The Train Cars History
The Pullman Car The Pullman Coach was built for the Colorado and Southern Railroad and ran exclusively for them as car number 544 until its retirement. Constructed in 1905, it was one of the last plush wooden coaches and served as a chair car. Although it started out with a wooden undercarriage, it was outfitted with a steel one in 1922. Its last official ride was the Denver to Louisville route in 1970, when it was retired. For awhile the car sat near Highway 36 as part of a larger property, and then was moved to Nederland in 1975. While it sat, its beautiful stained glass windows became a potential target for vandals. However, a large colony of bees had taken up residence in it, and in the process of stealing some windows the thieves were swarmed, and ran screaming from the scene and so the bees saved the rest of the windows for posterity.

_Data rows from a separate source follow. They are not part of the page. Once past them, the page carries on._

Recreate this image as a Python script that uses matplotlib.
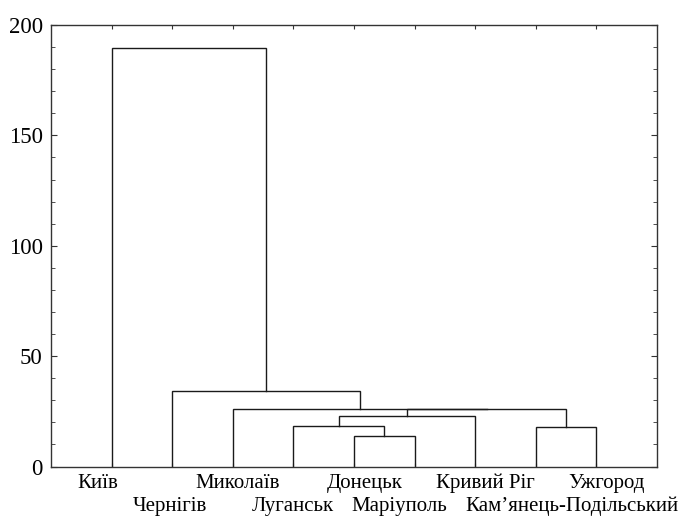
import matplotlib.pyplot as plt
from matplotlib.ticker import MultipleLocator

# Leaves in the order they appear along the x axis
cities = ['Київ', 'Чернігів', 'Миколаїв', 'Луганськ', 'Донецьк',
          'Маріуполь', 'Кривий Ріг', 'Кам’янець-Подільський', 'Ужгород']

# Merge steps: (left cluster, right cluster, linkage distance);
# leaves are 0..8, each merge creates cluster 9, 10, ...
merges = [
    (4, 5, 13.8),
    (7, 8, 17.9),
    (3, 9, 18.5),
    (11, 6, 22.9),
    (12, 10, 26.0),
    (2, 13, 26.2),
    (1, 14, 34.3),
    (0, 15, 189.4),
]

# label layout: row (0 = upper, 1 = lower) and horizontal nudge in points
label_row = [0, 1, 0, 1, 0, 1, 0, 1, 0]
label_dx = [-10, -1.5, 3.5, -0.5, 8, -11, 7, 26, 7]

plt.rcParams['font.family'] = ['Liberation Serif', 'DejaVu Serif']

fig = plt.figure(figsize=(6.93, 5.16), dpi=100)
ax = fig.add_axes([0.0736, 0.0959, 0.8745, 0.8557])

# position and height of every node
xpos = {i: i + 1 for i in range(len(cities))}
hgt = {i: 0.0 for i in range(len(cities))}
for k, (a, b, d) in enumerate(merges):
    node = len(cities) + k
    ax.plot([xpos[a], xpos[a], xpos[b], xpos[b]], [hgt[a], d, d, hgt[b]],
            color='#1a1a1a', lw=1.0, solid_joinstyle='miter')
    xpos[node] = (xpos[a] + xpos[b]) / 2
    hgt[node] = d

ax.set_xlim(0, len(cities) + 1)
ax.set_ylim(0, 200)

ax.yaxis.set_major_locator(MultipleLocator(50))
ax.yaxis.set_minor_locator(MultipleLocator(10))
ax.set_xticks(range(1, len(cities) + 1))
ax.set_xticklabels([])
ax.tick_params(axis='both', which='both', direction='in',
               top=True, right=True, color='#333333')
ax.tick_params(axis='y', which='major', length=4, labelsize=16.5, pad=6)
ax.tick_params(axis='y', which='minor', length=3)
ax.tick_params(axis='x', length=3)

for sp in ax.spines.values():
    sp.set_color('#333333')
    sp.set_linewidth(1.0)

# two staggered rows of leaf labels
for i, name in enumerate(cities):
    ax.annotate(name, xy=(i + 1, 0), xycoords=('data', 'axes fraction'),
                xytext=(label_dx[i], -15.3 - 16.5 * label_row[i]),
                textcoords='offset points', ha='center', va='baseline',
                fontsize=15, annotation_clip=False)

fig.savefig('out.png', dpi=100)
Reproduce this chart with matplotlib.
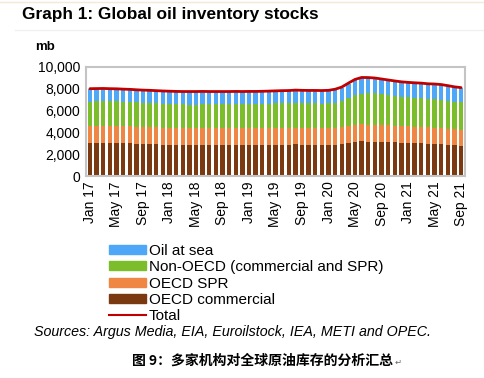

The Circus Car The Circus Car was originally built and used as a railway post office car as car number 27 in 1872 by the Union Pacific Railroad and traveled on the Union Pacific Denver and Gulf Railroad. It is one of the standard gauge cars from that time, and was never reconfigured with steel. Sells-Floto acquired the car to replace one which was accidently burned up during a repainting stop in the Colorado and Southern Railroad Denver Shop. This car then became Car Number Two of a set of three advanced advertising cars for the circus, which would arrive in towns a few days before the circus, covered with signs promoting Sells-Floto. Much of this car remains original.
The Caboose This caboose was built in 1910 for the Colorado & Southern Railroad, originally car number 242. It is among the last cabooses to feature an all wooden curved ceiling—the end of an era, as later models had flat ceilings . It was involved in an accident in Larkspur, Colorado in 1920, and rebuilt in 1921. Then this accident prone caboose, while sitting in Rice Yard, became a victim of the devastating South Platte Flood of 1965, when much of Littleton and Denver were submerged in rushing water. It was retired shortly thereafter, and taken to the town of Wall Street, Colorado before it was moved to Nederland. It featured, during its time of operation, sleeping bunks for 8 men, a stove and coal box, lockers, a desk and a cooler. Its total weight is 37,800 lbs.